Thursday, 4 February 2010

Spiritual Fitness

Spent an interesting and challenging afternoon yesterday at a theological society seminar led by Graham Tomlin. Graham’s theme was taken from his book Spiritual Fitness in which he explores how we can build Christian Character in a consumer culture. The approach Graham shared compared and contrasted today’s gym culture and preoccupation with physical fitness with the church as a place to develop spiritual fitness. The session explored Biblical, Patristic and Reformation sources as well as different spiritual disciplines and other contemporary material.spiritual fitness

Graham argued that we need to see the building of Christian character as part of a theology of mission. The gym is seen as a place where people go to experience physical transformation, enabling them to do things they couldn’t otherwise do. The church should be a community enabling transformation and the cultivation of those virtues which our communities so desperately need to experience.

There were some interesting quotes from Stanley Hauerwas to reflect upon including:

Churches spend far too much time thinking about those who do not come…
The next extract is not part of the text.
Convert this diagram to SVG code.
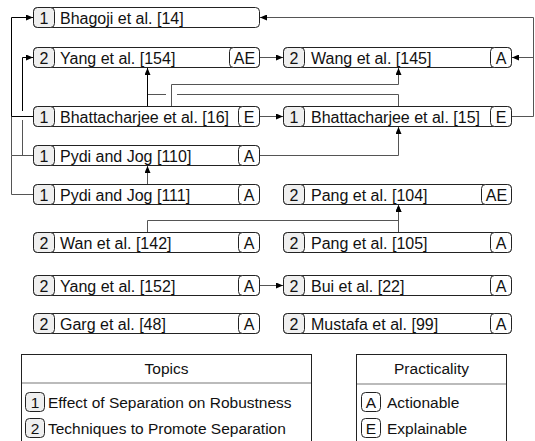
<svg xmlns="http://www.w3.org/2000/svg" width="535" height="441" viewBox="0 0 535 441">
<style>
text{font-family:"Liberation Sans",Arial,sans-serif;font-size:16px;fill:#111}
.box{fill:#fff;stroke:#222;stroke-width:1}
.tb{fill:#efefef;stroke:#222;stroke-width:1}
.pb{fill:#fff;stroke:#222;stroke-width:1}
.c{text-anchor:middle}
.lk{fill:none;stroke:#000;stroke-width:1}
.lg{fill:none;stroke:#555;stroke-width:1}
.leg{fill:#fff;stroke:#222;stroke-width:1}
.div{stroke:#bbb;stroke-width:2}
.lt{font-size:15.5px}
</style>
<defs>
<marker id="ah" markerWidth="7" markerHeight="6" refX="7" refY="3" orient="auto" markerUnits="userSpaceOnUse"><path d="M0,0 L7,3 L0,6 z" fill="#000"/></marker>
</defs>
<g id="connectors">
<path class="lg" d="M33,194.5 H11.5 V155.5 H33"/>
<path class="lg" d="M11.5,155.5 V116.5"/>
<path class="lk" d="M33,116.5 H11.5 V17.5 H33" marker-end="url(#ah)"/>
<path class="lg" d="M22.5,155.5 V120"/>
<path class="lk" d="M22.5,111 V57.5 H33" marker-end="url(#ah)"/>
<path class="lk" d="M147.5,106 V68" marker-end="url(#ah)"/>
<path class="lg" d="M398.5,106 V94.5 H177 M166,94.5 H148"/>
<path class="lg" d="M171.5,106 V84.5 H398.5 V68" marker-end="url(#ah)"/>
<path class="lg" d="M260,57.5 H283" marker-end="url(#ah)"/>
<path class="lg" d="M260,116.5 H283" marker-end="url(#ah)"/>
<path class="lg" d="M260,155.5 H398.5 V127" marker-end="url(#ah)"/>
<path class="lg" d="M147.5,184 V166" marker-end="url(#ah)"/>
<path class="lg" d="M512,116.5 H533.5 V17.5 H260" marker-end="url(#ah)"/>
<path class="lg" d="M533.5,57.5 H512" marker-end="url(#ah)"/>
<path class="lg" d="M147.5,232 V220.5 H398.5 V205" marker-end="url(#ah)"/>
<path class="lg" d="M398.5,232 V205" marker-end="url(#ah)"/>
<path class="lg" d="M260,285.5 H283" marker-end="url(#ah)"/>
</g>
<g id="n_bhagoji14"><rect class="box" x="33.5" y="7.5" width="226" height="20" rx="4"/><rect class="tb" x="33.5" y="7.5" width="21" height="20" rx="4"/><text class="c" x="44" y="23.5">1</text><text x="60" y="23.5">Bhagoji et al. [14]</text></g>
<g id="n_yang154"><rect class="box" x="33.5" y="47.5" width="226" height="20" rx="4"/><rect class="tb" x="33.5" y="47.5" width="21" height="20" rx="4"/><text class="c" x="44" y="63.5">2</text><text x="60" y="63.5">Yang et al. [154]</text><rect class="pb" x="229.5" y="47.5" width="30" height="20" rx="4"/><text class="c" x="244.5" y="63.5">AE</text></g>
<g id="n_bhatt16"><rect class="box" x="33.5" y="106.5" width="226" height="20" rx="4"/><rect class="tb" x="33.5" y="106.5" width="21" height="20" rx="4"/><text class="c" x="44" y="122.5">1</text><text x="60" y="122.5">Bhattacharjee et al. [16]</text><rect class="pb" x="238.5" y="106.5" width="21" height="20" rx="4"/><text class="c" x="249" y="122.5">E</text></g>
<g id="n_pydi110"><rect class="box" x="33.5" y="145.5" width="226" height="20" rx="4"/><rect class="tb" x="33.5" y="145.5" width="21" height="20" rx="4"/><text class="c" x="44" y="161.5">1</text><text x="60" y="161.5">Pydi and Jog [110]</text><rect class="pb" x="238.5" y="145.5" width="21" height="20" rx="4"/><text class="c" x="249" y="161.5">A</text></g>
<g id="n_pydi111"><rect class="box" x="33.5" y="184.5" width="226" height="20" rx="4"/><rect class="tb" x="33.5" y="184.5" width="21" height="20" rx="4"/><text class="c" x="44" y="200.5">1</text><text x="60" y="200.5">Pydi and Jog [111]</text><rect class="pb" x="238.5" y="184.5" width="21" height="20" rx="4"/><text class="c" x="249" y="200.5">A</text></g>
<g id="n_wan142"><rect class="box" x="33.5" y="232.5" width="226" height="20" rx="4"/><rect class="tb" x="33.5" y="232.5" width="21" height="20" rx="4"/><text class="c" x="44" y="248.5">2</text><text x="60" y="248.5">Wan et al. [142]</text><rect class="pb" x="238.5" y="232.5" width="21" height="20" rx="4"/><text class="c" x="249" y="248.5">A</text></g>
<g id="n_yang152"><rect class="box" x="33.5" y="275.5" width="226" height="20" rx="4"/><rect class="tb" x="33.5" y="275.5" width="21" height="20" rx="4"/><text class="c" x="44" y="291.5">2</text><text x="60" y="291.5">Yang et al. [152]</text><rect class="pb" x="238.5" y="275.5" width="21" height="20" rx="4"/><text class="c" x="249" y="291.5">A</text></g>
<g id="n_garg48"><rect class="box" x="33.5" y="313.5" width="226" height="20" rx="4"/><rect class="tb" x="33.5" y="313.5" width="21" height="20" rx="4"/><text class="c" x="44" y="329.5">2</text><text x="60" y="329.5">Garg et al. [48]</text><rect class="pb" x="238.5" y="313.5" width="21" height="20" rx="4"/><text class="c" x="249" y="329.5">A</text></g>
<g id="n_wang145"><rect class="box" x="283.5" y="47.5" width="228" height="20" rx="4"/><rect class="tb" x="283.5" y="47.5" width="21" height="20" rx="4"/><text class="c" x="294" y="63.5">2</text><text x="311" y="63.5">Wang et al. [145]</text><rect class="pb" x="490.5" y="47.5" width="21" height="20" rx="4"/><text class="c" x="501" y="63.5">A</text></g>
<g id="n_bhatt15"><rect class="box" x="283.5" y="106.5" width="228" height="20" rx="4"/><rect class="tb" x="283.5" y="106.5" width="21" height="20" rx="4"/><text class="c" x="294" y="122.5">1</text><text x="311" y="122.5">Bhattacharjee et al. [15]</text><rect class="pb" x="490.5" y="106.5" width="21" height="20" rx="4"/><text class="c" x="501" y="122.5">E</text></g>
<g id="n_pang104"><rect class="box" x="283.5" y="184.5" width="228" height="20" rx="4"/><rect class="tb" x="283.5" y="184.5" width="21" height="20" rx="4"/><text class="c" x="294" y="200.5">2</text><text x="311" y="200.5">Pang et al. [104]</text><rect class="pb" x="481.5" y="184.5" width="30" height="20" rx="4"/><text class="c" x="496.5" y="200.5">AE</text></g>
<g id="n_pang105"><rect class="box" x="283.5" y="232.5" width="228" height="20" rx="4"/><rect class="tb" x="283.5" y="232.5" width="21" height="20" rx="4"/><text class="c" x="294" y="248.5">2</text><text x="311" y="248.5">Pang et al. [105]</text><rect class="pb" x="490.5" y="232.5" width="21" height="20" rx="4"/><text class="c" x="501" y="248.5">A</text></g>
<g id="n_bui22"><rect class="box" x="283.5" y="275.5" width="228" height="20" rx="4"/><rect class="tb" x="283.5" y="275.5" width="21" height="20" rx="4"/><text class="c" x="294" y="291.5">2</text><text x="311" y="291.5">Bui et al. [22]</text><rect class="pb" x="490.5" y="275.5" width="21" height="20" rx="4"/><text class="c" x="501" y="291.5">A</text></g>
<g id="n_mustafa99"><rect class="box" x="283.5" y="313.5" width="228" height="20" rx="4"/><rect class="tb" x="283.5" y="313.5" width="21" height="20" rx="4"/><text class="c" x="294" y="329.5">2</text><text x="311" y="329.5">Mustafa et al. [99]</text><rect class="pb" x="490.5" y="313.5" width="21" height="20" rx="4"/><text class="c" x="501" y="329.5">A</text></g>
<g id="legend_topics">
<rect class="leg" x="21.5" y="354.5" width="290" height="100"/>
<line class="div" x1="22" y1="383" x2="311" y2="383"/>
<text class="c lt" x="166.5" y="374">Topics</text>
<rect class="tb" x="25.5" y="392.5" width="19" height="19" rx="4"/><text class="c lt" x="35" y="407.5">1</text><text class="lt" x="48" y="407.5">Effect of Separation on Robustness</text>
<rect class="tb" x="25.5" y="418.5" width="19" height="19" rx="4"/><text class="c lt" x="35" y="433.5">2</text><text class="lt" x="48" y="433.5">Techniques to Promote Separation</text>
</g>
<g id="legend_practicality">
<rect class="leg" x="356.5" y="354.5" width="150" height="100"/>
<line class="div" x1="357" y1="384" x2="506" y2="384"/>
<text class="c lt" x="431.5" y="374">Practicality</text>
<rect class="pb" x="361.5" y="392.5" width="19" height="19" rx="4"/><text class="c lt" x="371" y="407.5">A</text><text class="lt" x="387" y="407.5">Actionable</text>
<rect class="pb" x="361.5" y="418.5" width="19" height="19" rx="4"/><text class="c lt" x="371" y="433.5">E</text><text class="lt" x="387" y="433.5">Explainable</text>
</g>
</svg>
The most important social task of Christians is to be nothing less than a community capable of forming people with virtues sufficient to witness to God’s truth in the world…

the most important service the church does for any society is to be a community capable of developing people of virtue…

The second part of the seminar suggested approaches to how we might develop communities building Christian character.

  • Indentify the virtue you need
  • Relate theology to character
  • Give practical guidance
  • Suggest spiritual disciplines
  • Build a culture of character formation

The subject is one I’ve been reflecting on for some time. As I look around church on Sundays I wonder how many have actually come expecting to experience transformation; for the experience to make any difference to their lives?

David Keen posted a blog recently on a new book that Tom Wright is bringing out called Virtue Reborn on the theme of Christian character and how it is formed.

I’ve been reading some fascinating findings from recent research on preaching published as The View from the Pew. The research revealed the following:

  • People respond positively to sermons in terms of looking forward to them.
  • Sermons do not tend to be well applied in terms of making a frequent difference to people’s attitudes and behaviour.
  • Respondents think sermons should challenge, encourage and motivate.
  • There is an interiority about the reception of sermons which does not express itself in attitudinal/behavioural effect – that sermons affect us on the inside of our lives rather than the outside.

These insights suggest that many do not see our churches, and the preaching offered in them, as places of transformation and character building. How much more attractive and challenging would they be if they were places where people really believed they would be supported and equipped in being transformed into the image of Christ.

1 comment:

Sam Norton said...

Not sure why I didn't pick up on this the first time round - it's definitely where my thinking is at the moment too (strongly ties in with how we need to respond to the ecological crisis etc). I'll get the book - had our house groups reading his 'provocative church' a year or two ago and that went down very well.